For Keeran, these acquisitions, including the recent donation of these 32 panels, are an important part of her commitment to acquiring non-English language materials and making those available to the DU community and other communities throughout the region. The Quechua language literature and poetry texts are available through the Prospector and Interlibrary Loan systems, which allow patrons from Colorado and across the country to request and read these materials.  

Some of the Guaman Poma panels will become part of permanent displays in the Department of Spanish Language, Literary & Cultural Studies and perhaps other locations on campus, and all 32 will make an important contribution to the University of Denver Special Collections & Archives, led by curator and associate professor Kate Crowe. According to Crowe, of the languages present in DU’s archives and special collections, English language collections make up close to 95% of the collections (1,069 collections out of 1,109 total). This donation of panels with the art of Guaman Poma will contribute to a small and growing collection of non-English language works, efforts built into collections like the Fine Press and Artists’ Books Collection and part of a larger acquisition goal for the librarians at DU.

Krögel sees these panels as an important resource not only for her students, but also for the Peruvian, Latin American and Quechua-speaking communities of Denver and Aurora. While digital versions of Guaman Poma’s work are available through the Royal Library of Denmark, these physical reproductions offer different modes of access.

“Viewing these large-scale reproductions of the images from the historical chronicle allows one to pay closer attention to Guaman Poma’s visual composition choices, the moving (and at times humorous) ways in which he integrates Quechua language dialogue or descriptive text into his drawings when he wants to denounce a particularly grave offense committed by the Spanish colonizers against indigenous Andeans,” Krögel says.
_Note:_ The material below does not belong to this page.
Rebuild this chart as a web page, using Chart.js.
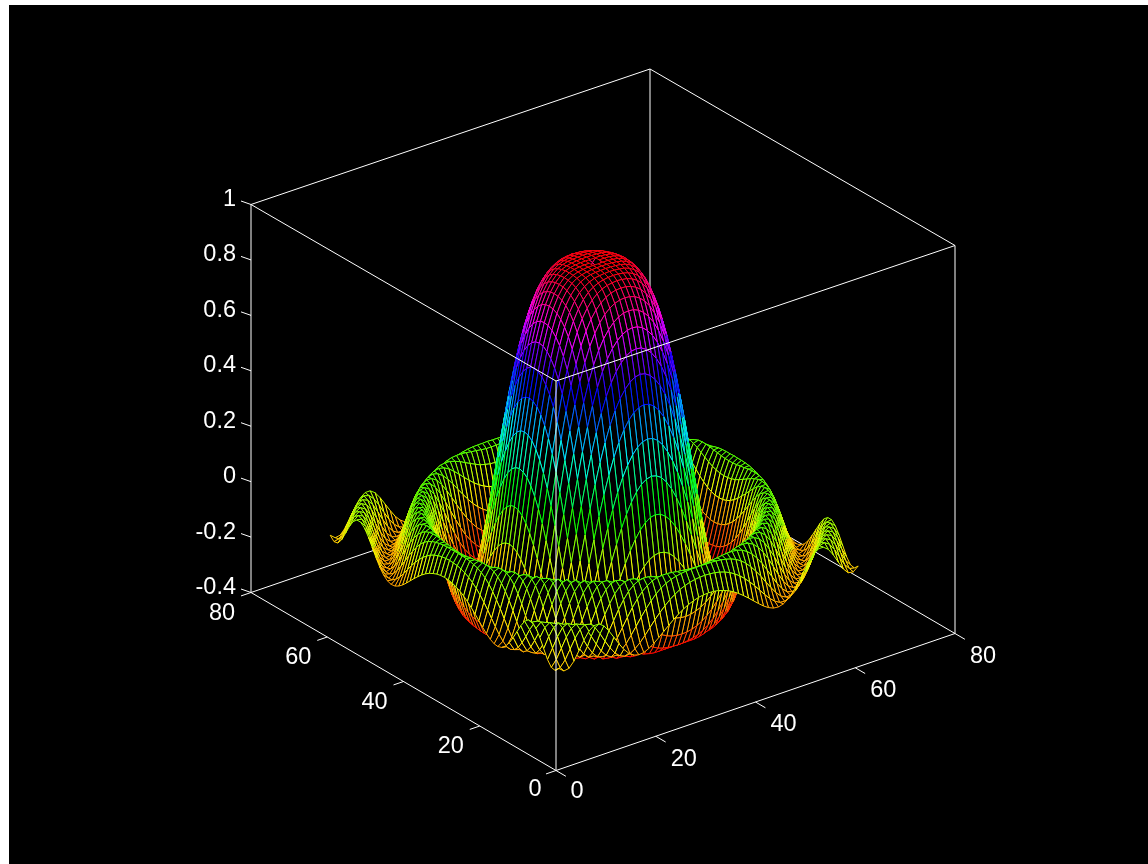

In the future, Krögel, Keeran and Crowe hope to make some of these Quechua language materials accessible and available digitally, as well as cultivate additional partnerships with other university and community organizations, to highlight the presence and availability of these Quechua language materials. When people are able to safely gather again, Krögel hopes these panels can be shared at events to create continuing community partnerships between the University of Denver, the Peruvian Consulate of Denver, and the Quechua speaking community of Colorado, Wyoming and Utah.